Cash problems aside, the United Nations has also been hit by a rash of new complaints about sexual abuse of women and children by peacekeepers, civilian staff and humanitarian organizations operating either with the blessings of the world body or under the U.N. flag.
A system-wide investigation was triggered by a report from Annan, who says that six out of 48 U.N. agencies operating in the field have received reports of new cases of sexual exploitation or abuse, mostly by blue-helmeted U.N. peacekeepers, during 2003.
The agencies that received the complaints include the Department of Peacekeeping Operations, the Office for the Coordination of Humanitarian Affairs, the Office of the U.N. High Commissioner for Refugees, the U.N. Children’s Fund, the World Food Program and the U.N. Relief and Works Agency for Palestine Refugees.
“Sexual exploitation, including all forms of trafficking and related offences, particularly in the case of vulnerable persons dependent on international aid, is completely unacceptable,” said Margaret Stanley of Ireland, expressing the views of the 25-member European Union.
“It is just intolerable,” says Norma Goicochea of Cuba, “because sexual exploitation and abuse is a serious matter threatening the credibility of the U.N.’s humanitarian and peacekeeping operations.”

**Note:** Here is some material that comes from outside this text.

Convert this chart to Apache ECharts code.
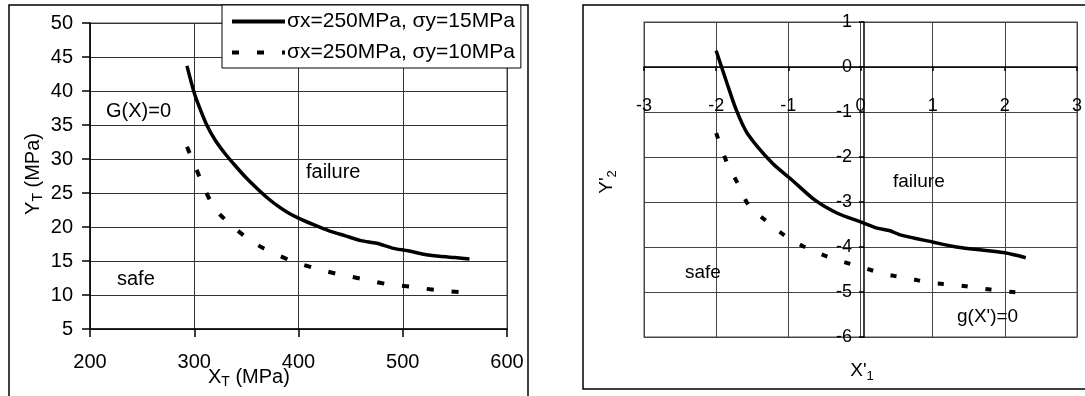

In presenting Annan’s report before the committee, Assistant Secretary-General for Human Resources Management Rosemary McCreery said the study represents only a first step in the process of ensuring compliance of U.N. principles and standards.
She specifically singled out the sexual abuse perpetrated by civilian, police and military contingents in Kosovo and in the Bunia region in the Democratic Republic of the Congo (DRC). McCreery said preliminary internal investigations this year had revealed “widespread abuses” in DRC.
She told delegates Annan is seeking the support of member states to ensure that their military personnel serving with the United Nations are held accountable for any acts of sexual exploitation and abuse.
The Washington Times reported Thursday that a soon-to-be-released book by current and former U.N. employees contends that Bulgarian peacekeepers in Cambodia in the mid-1990s were actually former convicts who agreed to serve six months in the Southeast country in exchange for their freedom at the end of their term.
The Bulgarians were “drunk as sailors” and “rape vulnerable Cambodian women,” says the book, Emergency Sex and Other Desperate Measures: A True Story From Hell on Earth.
Bulgaria’s ambassador to the United States has denied the allegations.
The U.N.’s Office of Internal Oversight Services (OIOS) has also continued to probe individual cases of sexual abuse in peacekeeping operations. But several delegates told the administrative and budgetary committee the world body is not doing enough.
The secretary-general’s report “had not elaborated extensively on measures taken to improve the conditions of refugees and vulnerable communities,” said Karen Lock of South Africa.
She said that last year the OIOS had found “that conditions in the camps made refugees vulnerable to sexual and other forms of exploitation.”
“It was hoped that those measures would be reported in greater detail to the appropriate inter-governmental bodies,” Lock added.
Jerry Kramer of Canada complained about the lack of transparency in Annan’s report. When the report noted that “appropriate action” had been taken, it was not unreasonable for the U.N. Secretariat to be able to answer the question of what that action was, he argued.